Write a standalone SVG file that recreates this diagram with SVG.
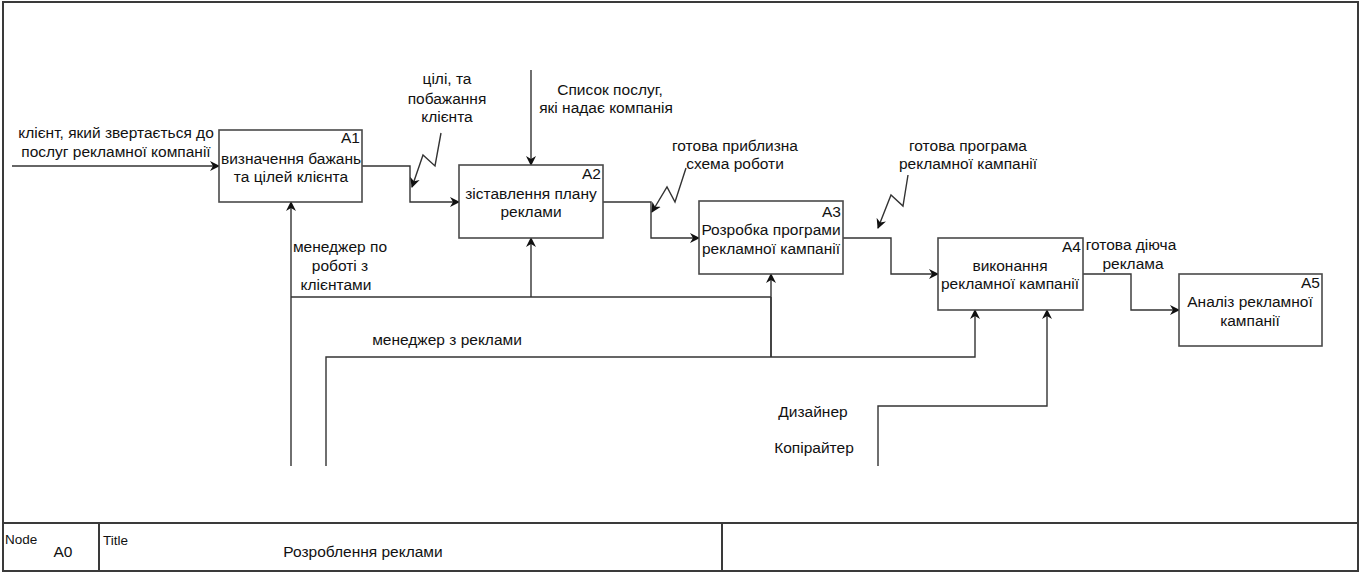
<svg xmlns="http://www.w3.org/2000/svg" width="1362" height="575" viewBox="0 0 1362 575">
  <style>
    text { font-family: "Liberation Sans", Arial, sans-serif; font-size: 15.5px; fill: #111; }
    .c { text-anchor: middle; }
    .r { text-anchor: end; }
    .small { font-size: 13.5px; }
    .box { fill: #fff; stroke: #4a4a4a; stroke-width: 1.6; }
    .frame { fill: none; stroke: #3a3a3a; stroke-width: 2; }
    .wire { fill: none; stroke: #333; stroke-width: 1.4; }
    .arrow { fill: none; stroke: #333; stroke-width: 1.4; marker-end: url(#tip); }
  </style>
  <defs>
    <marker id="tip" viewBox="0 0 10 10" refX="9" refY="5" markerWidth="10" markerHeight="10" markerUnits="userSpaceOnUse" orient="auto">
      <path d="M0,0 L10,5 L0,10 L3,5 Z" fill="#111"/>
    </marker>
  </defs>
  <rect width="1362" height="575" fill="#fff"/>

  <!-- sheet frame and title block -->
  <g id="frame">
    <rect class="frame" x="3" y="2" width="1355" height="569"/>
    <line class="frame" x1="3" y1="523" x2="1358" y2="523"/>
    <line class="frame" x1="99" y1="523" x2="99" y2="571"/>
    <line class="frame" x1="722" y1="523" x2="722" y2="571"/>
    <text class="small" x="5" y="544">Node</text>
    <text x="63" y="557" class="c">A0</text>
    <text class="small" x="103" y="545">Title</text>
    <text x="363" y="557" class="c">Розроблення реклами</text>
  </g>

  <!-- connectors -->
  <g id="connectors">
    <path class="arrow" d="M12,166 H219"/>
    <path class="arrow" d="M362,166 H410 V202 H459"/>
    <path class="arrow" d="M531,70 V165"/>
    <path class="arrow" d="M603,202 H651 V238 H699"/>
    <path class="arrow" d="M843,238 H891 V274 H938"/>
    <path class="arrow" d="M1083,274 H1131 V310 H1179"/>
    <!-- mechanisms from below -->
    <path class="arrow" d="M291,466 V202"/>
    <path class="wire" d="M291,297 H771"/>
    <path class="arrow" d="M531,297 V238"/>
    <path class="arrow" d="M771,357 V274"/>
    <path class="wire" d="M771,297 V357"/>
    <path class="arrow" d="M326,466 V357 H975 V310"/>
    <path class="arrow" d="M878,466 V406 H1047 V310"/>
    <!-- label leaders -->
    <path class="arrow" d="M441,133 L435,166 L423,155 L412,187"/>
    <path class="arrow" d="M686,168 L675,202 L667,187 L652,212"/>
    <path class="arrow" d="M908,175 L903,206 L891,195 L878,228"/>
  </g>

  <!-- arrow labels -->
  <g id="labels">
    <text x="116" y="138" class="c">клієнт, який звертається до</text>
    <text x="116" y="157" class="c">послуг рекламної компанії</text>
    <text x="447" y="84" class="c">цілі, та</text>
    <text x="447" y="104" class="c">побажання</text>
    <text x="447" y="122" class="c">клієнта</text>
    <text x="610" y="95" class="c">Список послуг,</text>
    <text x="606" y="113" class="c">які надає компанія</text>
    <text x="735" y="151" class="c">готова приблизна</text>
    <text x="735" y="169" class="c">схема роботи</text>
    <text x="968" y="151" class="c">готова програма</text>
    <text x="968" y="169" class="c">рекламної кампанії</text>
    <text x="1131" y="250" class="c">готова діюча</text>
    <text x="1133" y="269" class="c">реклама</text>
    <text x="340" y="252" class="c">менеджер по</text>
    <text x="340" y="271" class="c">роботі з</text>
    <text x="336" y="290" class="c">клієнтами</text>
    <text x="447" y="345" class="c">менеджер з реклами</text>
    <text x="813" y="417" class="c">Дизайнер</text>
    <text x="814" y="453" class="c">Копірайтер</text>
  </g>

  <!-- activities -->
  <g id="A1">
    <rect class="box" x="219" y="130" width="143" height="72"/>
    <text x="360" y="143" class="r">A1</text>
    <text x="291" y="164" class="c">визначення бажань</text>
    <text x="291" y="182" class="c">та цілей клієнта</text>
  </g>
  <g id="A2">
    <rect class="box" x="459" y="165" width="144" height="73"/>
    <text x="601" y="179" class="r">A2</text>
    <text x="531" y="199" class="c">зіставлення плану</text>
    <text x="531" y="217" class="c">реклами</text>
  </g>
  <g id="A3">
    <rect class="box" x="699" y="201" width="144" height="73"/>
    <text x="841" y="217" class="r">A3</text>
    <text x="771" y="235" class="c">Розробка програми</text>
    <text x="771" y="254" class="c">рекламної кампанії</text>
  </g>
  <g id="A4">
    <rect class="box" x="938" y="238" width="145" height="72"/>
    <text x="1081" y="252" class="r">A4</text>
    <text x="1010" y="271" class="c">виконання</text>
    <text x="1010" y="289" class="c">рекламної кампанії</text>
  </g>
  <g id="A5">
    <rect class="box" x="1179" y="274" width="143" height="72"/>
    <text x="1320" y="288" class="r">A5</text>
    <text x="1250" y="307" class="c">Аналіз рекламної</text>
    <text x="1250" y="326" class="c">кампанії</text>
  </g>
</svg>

--

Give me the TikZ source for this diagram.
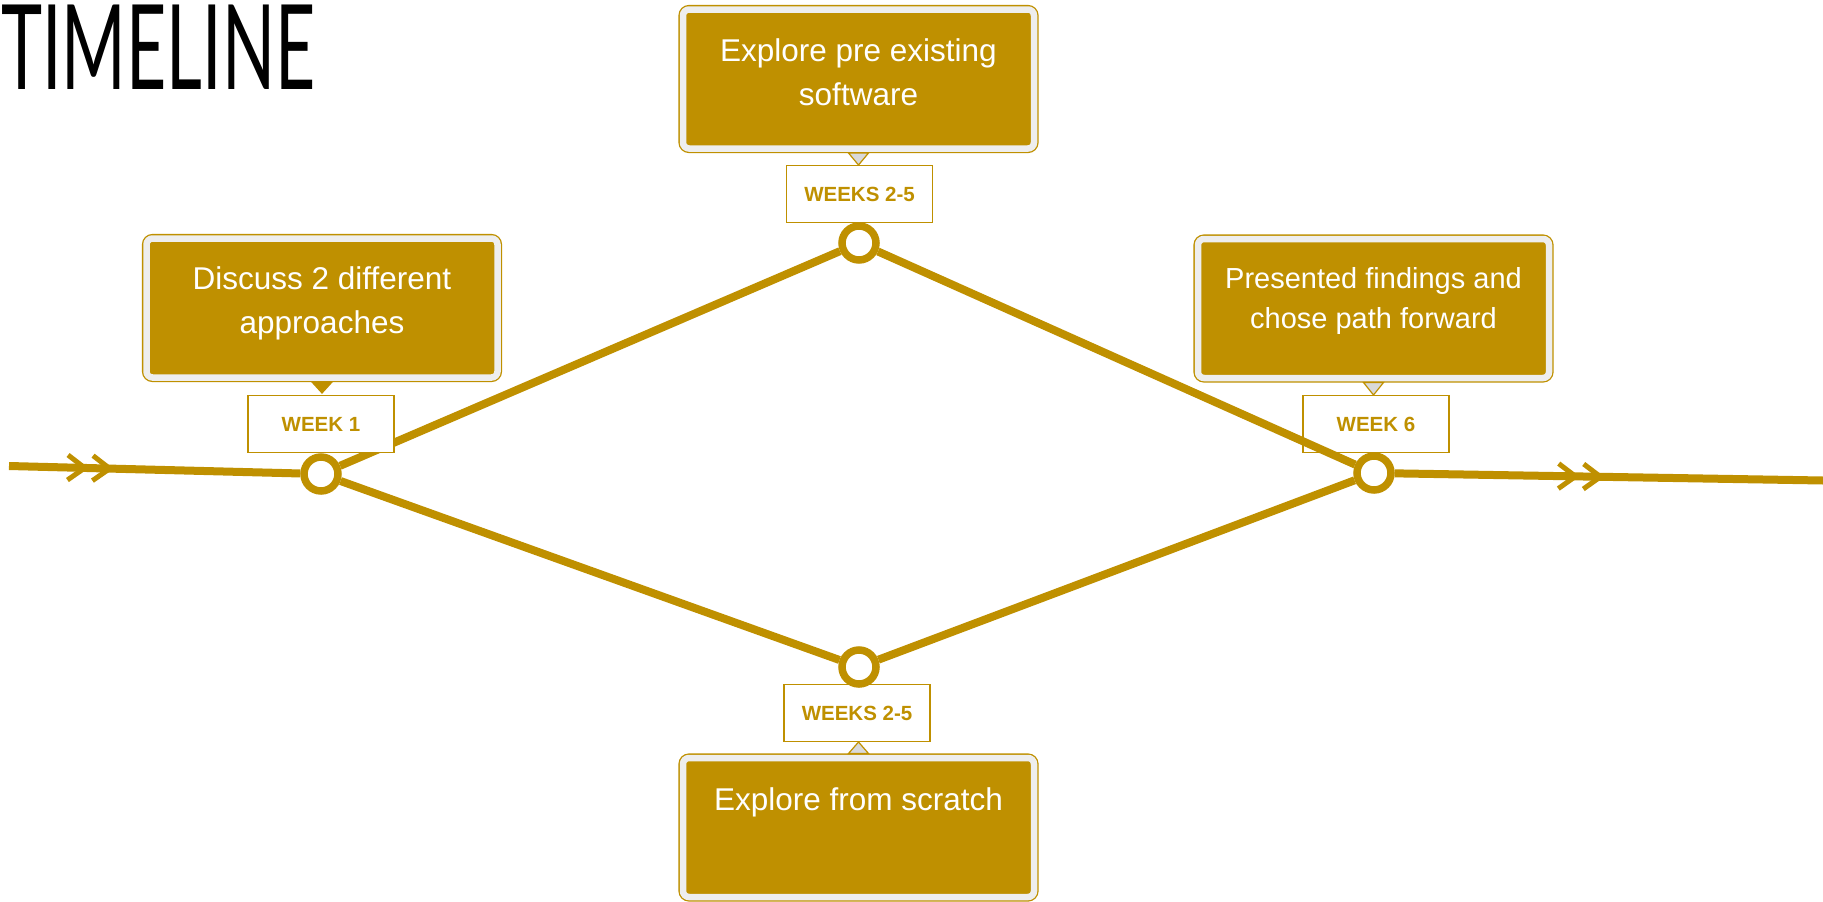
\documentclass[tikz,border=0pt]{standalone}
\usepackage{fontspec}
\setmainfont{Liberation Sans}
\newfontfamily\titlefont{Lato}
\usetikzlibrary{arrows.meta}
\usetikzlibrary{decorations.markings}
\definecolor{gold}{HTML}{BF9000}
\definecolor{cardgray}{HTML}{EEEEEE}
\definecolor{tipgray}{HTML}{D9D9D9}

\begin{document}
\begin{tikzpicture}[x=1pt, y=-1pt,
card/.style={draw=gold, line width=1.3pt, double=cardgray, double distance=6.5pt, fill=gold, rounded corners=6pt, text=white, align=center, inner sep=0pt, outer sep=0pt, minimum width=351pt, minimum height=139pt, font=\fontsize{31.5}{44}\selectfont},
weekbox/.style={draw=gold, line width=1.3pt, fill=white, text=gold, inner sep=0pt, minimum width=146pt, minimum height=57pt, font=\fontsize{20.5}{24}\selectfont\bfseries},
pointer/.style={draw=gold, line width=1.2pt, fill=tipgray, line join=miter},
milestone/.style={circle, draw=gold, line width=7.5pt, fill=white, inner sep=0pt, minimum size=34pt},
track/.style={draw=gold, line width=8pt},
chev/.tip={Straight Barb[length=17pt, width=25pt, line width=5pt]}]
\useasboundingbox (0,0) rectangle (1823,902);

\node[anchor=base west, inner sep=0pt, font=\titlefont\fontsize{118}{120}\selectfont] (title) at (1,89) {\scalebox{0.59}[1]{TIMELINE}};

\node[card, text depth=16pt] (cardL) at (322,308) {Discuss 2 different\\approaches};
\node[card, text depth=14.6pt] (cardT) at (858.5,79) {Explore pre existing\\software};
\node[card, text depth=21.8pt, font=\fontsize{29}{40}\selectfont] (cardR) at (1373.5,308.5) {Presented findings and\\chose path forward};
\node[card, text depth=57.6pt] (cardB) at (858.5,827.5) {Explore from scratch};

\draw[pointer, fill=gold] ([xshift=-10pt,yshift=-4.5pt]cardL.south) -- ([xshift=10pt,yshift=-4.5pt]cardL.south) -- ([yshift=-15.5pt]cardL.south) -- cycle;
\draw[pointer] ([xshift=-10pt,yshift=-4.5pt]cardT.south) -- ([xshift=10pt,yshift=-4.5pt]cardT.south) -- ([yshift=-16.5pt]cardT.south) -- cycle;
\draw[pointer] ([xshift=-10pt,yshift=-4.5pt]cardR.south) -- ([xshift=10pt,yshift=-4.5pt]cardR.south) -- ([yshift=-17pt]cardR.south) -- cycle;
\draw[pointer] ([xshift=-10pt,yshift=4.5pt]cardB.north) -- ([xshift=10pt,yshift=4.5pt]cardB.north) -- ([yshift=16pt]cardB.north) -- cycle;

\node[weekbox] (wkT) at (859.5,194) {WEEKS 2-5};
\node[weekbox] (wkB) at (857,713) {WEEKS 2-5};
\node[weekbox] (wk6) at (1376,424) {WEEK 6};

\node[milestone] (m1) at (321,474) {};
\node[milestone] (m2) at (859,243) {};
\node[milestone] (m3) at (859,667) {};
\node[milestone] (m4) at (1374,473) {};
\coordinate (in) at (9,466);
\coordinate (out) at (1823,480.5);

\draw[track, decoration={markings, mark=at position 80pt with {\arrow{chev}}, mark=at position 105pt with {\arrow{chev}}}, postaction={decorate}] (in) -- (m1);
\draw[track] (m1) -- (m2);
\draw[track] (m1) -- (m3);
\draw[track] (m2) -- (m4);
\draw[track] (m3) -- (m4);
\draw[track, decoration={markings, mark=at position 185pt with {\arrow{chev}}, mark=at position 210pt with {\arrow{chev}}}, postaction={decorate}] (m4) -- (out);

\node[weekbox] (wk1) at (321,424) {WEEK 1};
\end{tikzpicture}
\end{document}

- **Exercise**:
Reproduce each line holding the word "standalone".

- **The solution**:
Write a standalone SVG file that recreates this diagram with SVG.
\documentclass[tikz,border=0pt]{standalone}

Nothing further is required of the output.